«O acordo, em lugar de estabilizar a ortografia, desestabilizou-a de forma indecorosa.»
Longe de ser consensual, o acordo ortográfico de 1990 gerou e continua a gerar dúvidas e desacordo de muitos. Nuno Pacheco, autor do livro Acordo Ortográfico: Um Beco com Saída, publicado pela Gradiva, considera que é possível voltar atrás. Uma obra de crónicas que vale a pena ler.
O que significa dizer que o acordo ortográfico é um embuste?
O acordo prometia uma ortografia unificada em todo o espaço da língua portuguesa. E, com esta, a circulação de materiais (livros, documentos, etc.) pelos vários países sem necessidade de adaptação. O que sucedeu? Tal como antes do acordo, continua a haver duas variantes ortográficas, a de Portugal e a do Brasil. E não há materiais «comuns» a circular, porque cada país produz os seus e com a sua própria ortografia. O que mudou com esta mentira, que mais não foi do que a imposição de uma reforma ortográfica em Portugal e também no Brasil (embora menor) a pretexto de um acordo? A qualidade da escrita. Aumentaram os erros, de forma caótica, numa progressão imparável. O acordo, em lugar de estabilizar a ortografia, desestabilizou-a de forma indecorosa. Foi só o que se «ganhou», com esta aventura. Se fosse uma empresa, já teria ido à falência. Como é uma coisa pela qual ninguém se responsabiliza, continua por aí, à deriva e impune.
Considera que o acordo ortográfico é um beco, mas com saída. Que saída é essa?
O acordo só se mantém por inércia. Quatro dos países cujos representantes inicialmente o assinaram, não chegaram a ratificá-lo: Angola, Moçambique, Guiné-Bissau e Timor-Leste. Em Cabo Verde e São Tomé e Príncipe, a imprensa em português usa a ortografia de 1945. No Brasil só parcialmente é aplicado. E em Portugal, onde muitos resistem a aplicá-lo (cidadãos e instituições privadas), reina um caos ortográfico superior ao que existia no final do século dezanove. Além disso, o acordo de 1945 (que acabou por ser uma reforma ortográfica aplicada exclusivamente em Portugal, rejeitada pelo Brasil) continua em vigor, já que a lei que o instituiu não foi revogada; ao passo que o acordo ortográfico de 1990 está assente em resoluções parlamentares e nunca chegou a ser lei. A saída, neste cenário, é simples: reconhecer o erro, denunciar o acordo e avançar para o que devia ter sido feito de início, aceitando-se as variantes ortográficas específicas de cada país como parte integrante do universo da língua portuguesa.
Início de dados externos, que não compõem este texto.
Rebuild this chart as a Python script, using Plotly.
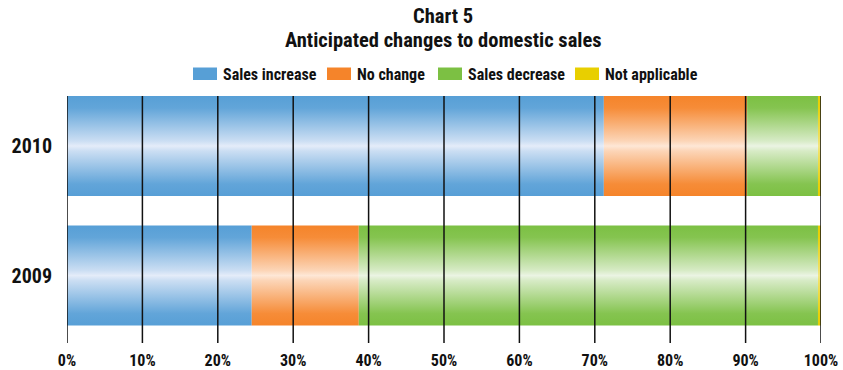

E isso não só para Portugal e para o Brasil, como sempre existiu e existe ainda, mas para todos os países de língua portuguesa, fixando-se normas angolanas, moçambicanas, cabo-verdianas, etc.
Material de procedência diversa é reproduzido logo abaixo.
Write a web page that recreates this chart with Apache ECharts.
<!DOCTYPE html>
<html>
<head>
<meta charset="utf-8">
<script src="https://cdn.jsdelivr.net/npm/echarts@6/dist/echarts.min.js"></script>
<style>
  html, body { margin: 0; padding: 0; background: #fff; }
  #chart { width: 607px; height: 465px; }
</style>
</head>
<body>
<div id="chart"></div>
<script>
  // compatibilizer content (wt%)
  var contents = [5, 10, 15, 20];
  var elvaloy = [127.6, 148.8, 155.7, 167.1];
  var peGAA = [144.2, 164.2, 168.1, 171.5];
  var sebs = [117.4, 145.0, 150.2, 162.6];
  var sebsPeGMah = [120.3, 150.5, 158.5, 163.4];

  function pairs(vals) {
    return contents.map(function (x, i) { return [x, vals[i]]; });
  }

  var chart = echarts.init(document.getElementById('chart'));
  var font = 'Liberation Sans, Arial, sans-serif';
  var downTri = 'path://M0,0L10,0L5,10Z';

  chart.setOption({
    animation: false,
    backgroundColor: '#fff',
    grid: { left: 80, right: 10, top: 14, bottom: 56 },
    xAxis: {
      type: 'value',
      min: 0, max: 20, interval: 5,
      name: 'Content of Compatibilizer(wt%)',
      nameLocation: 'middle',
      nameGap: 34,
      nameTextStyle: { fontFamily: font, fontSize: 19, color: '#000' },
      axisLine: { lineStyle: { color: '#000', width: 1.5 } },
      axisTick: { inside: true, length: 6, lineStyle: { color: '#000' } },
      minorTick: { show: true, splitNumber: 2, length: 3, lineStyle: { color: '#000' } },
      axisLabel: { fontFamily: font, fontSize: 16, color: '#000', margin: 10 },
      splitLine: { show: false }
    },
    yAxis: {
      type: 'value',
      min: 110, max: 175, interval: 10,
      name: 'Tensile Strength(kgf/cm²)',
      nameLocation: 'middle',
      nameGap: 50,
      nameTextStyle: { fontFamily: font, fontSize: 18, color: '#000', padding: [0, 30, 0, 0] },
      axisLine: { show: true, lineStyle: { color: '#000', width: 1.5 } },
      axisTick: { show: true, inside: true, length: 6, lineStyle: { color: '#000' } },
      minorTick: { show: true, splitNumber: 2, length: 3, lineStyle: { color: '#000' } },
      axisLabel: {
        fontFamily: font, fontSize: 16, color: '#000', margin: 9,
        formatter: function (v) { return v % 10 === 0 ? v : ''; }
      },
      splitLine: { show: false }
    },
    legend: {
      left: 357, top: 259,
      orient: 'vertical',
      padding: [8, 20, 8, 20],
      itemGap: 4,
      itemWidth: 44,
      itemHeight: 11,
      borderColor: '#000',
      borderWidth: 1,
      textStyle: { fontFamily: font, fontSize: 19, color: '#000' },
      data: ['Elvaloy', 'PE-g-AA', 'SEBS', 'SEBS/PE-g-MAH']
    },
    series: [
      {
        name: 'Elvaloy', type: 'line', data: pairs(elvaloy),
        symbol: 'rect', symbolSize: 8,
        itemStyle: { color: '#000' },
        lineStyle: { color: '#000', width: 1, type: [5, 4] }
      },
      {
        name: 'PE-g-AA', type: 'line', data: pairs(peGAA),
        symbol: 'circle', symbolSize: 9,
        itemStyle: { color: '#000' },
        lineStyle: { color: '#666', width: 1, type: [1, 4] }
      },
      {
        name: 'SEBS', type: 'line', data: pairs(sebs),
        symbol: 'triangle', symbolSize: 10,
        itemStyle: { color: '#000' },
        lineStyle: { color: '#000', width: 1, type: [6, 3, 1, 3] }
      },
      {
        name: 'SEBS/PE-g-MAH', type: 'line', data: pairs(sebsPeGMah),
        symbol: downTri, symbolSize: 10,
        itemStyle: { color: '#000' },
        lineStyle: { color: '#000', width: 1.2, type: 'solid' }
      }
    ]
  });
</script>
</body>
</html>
O que pode encontrar o leitor neste livro?
Composto por crónicas publicadas entre 2007 e 2019 no Público, acrescidas de um texto inédito mais extenso que lhe dá título (precisamente Um beco com saída), procurei que o livro reunisse, com inúmeros exemplos e dados, um conjunto de argumentos que tornam risível a defesa do acordo ortográfico de 1990. Não se trata apenas de opiniões, mas sim de uma variedade de «casos de estudo», que vão dos jornais e revistas à legendagem de filmes, da escrita à oralidade, da etimologia à fonética, que comprovam que um acordo como o que foi gizado desde os anos 1960 e assinado em 1990 em Portugal, com pompa e euforia, não passa de uma miragem impraticável e sem quaisquer benefícios. Ao leitor caberá a prova final, já que material não lhe faltará para que possa ser juiz nesta causa.